The teardown and rebuild of the Y facilities will enable a number of improvements. Right now, the old facilities are not only in a bad state of repair, they aren’t adequate for the community’s needs. The pool is in such high demand, and so small, that the Y’s own swim team practices offsite. The basketball court is also cramped. Residents of the affordable housing units have to share a bathroom and kitchenette.
It’s not “a place anyone feels proud of,” Benoit told the Globe (2).
While these improvements are necessary for the Y and the community it serves, many people might question whether the owners of the home that it will surround — and others nearby — will find their property values decreasing.
Research suggests the exact opposite may be true (3). A 2022 study conducted in Virginia found that building more affordable housing created a very small, but statistically significant, increase in property values around the project. Homeowners also value living near high-quality public amenities — meaning home values all around the new Somerville YMCA may increase as a result of the new build.

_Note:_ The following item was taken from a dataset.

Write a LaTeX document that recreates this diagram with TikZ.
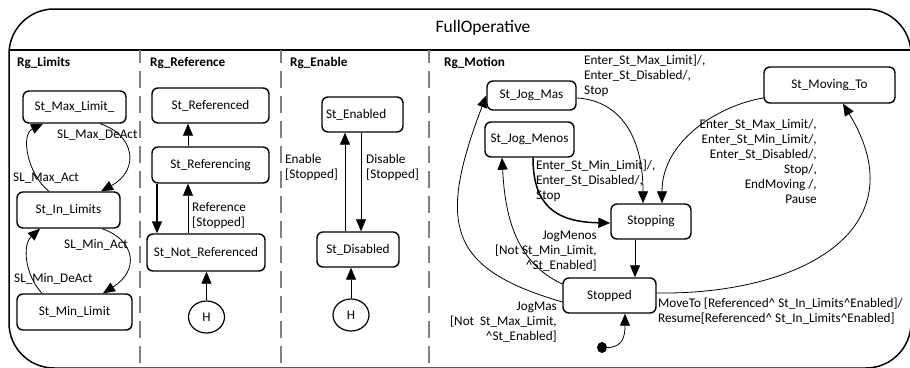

Can a homeowner be forced out?
While it’s possible for the government to acquire a property through eminent domain, or the act of taking a property from the owner for public use, the law in the U.S. demands that the owner be justly compensated.
The justice department explains that eminent domain has been traditionally used to facilitate public works, including improving transportation, water supply and other government projects. Today, it is mostly used in environmental and conservation work, though in recent years the government has been acquiring land along the United States-Mexico border for immigrant enforcement (4).
For a project like this one, homeowners cannot be forced out, which is why the YMCA has decided to finally move forward without the Terzides’ land.
However, the noise of construction, dust and debris from demolition, and the shadow of a large, six-storey building may eventually interfere with the enjoyment of their home.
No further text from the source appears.